Training isn’t the only important resource to keep your firm improving. What about investing in top-quality software and training? Take a rate of return approach on this as well, Ms. CEO. If you spend an extra $20,000 per year on better tax software, will that software either increase revenue or decrease expenses enough to provide an attractive rate of return?

Every year we spend big dollars on top-tier tax software. Why? Because many, if not most, of our business returns are multistate. We have quite a few returns with 10 or more states. We charge a big premium for these returns. Our tax software gives us better multistate capability than almost any other, and helps us prepare multistate returns more efficiently than the el cheapo packages.

If you want to know what tax software we’re using, Google my name. I do a good bit of promotional work for them. I get to attend their annual conference for free and yell at various people when we have issues. Our last salesperson joined the FBI witness protection program to get away from me.

We don’t spend multiples of $10,000 more on tax software because we hate profitability. We spend it to make even more money.

For one final example, I have a partnership client who has 40-plus partners and nearly 20 ownership changes each year. In our old software, the ownership changes tied up an employee for a couple of days on data entry and proofing the changes. With our current software, I spend less than an hour importing the data from a worksheet I make the client complete.
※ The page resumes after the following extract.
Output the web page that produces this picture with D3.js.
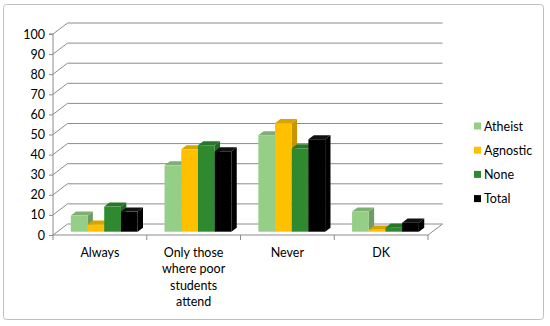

The employee who used to do the data entry and proofing now has two more days to prepare returns during tax season. If we assume 90 days in a tax season, we have recovered 2.22 percent of that employee’s tax season productivity. I haven’t lowered the price of the partnership return. That’s how tax seasons are won. I just dropped the microphone, like the annoying Verizon guy in the commercial, but I look much better doing it.

Here’s one last thought about being the chief strategist. When your practice was young, you substituted time for money. You didn’t have money, so you spent extra time accomplishing tasks that could have been made easier by spending a few extra bucks.

Now that your practice has grown, you will substitute money for time. You are at this stage, or you wouldn’t be reading this article. You don’t have any more time. So you must spend some money to make more money. A well spent dollar either increases profitability or makes your life easier and more enjoyable. Approach all spending with this mindset.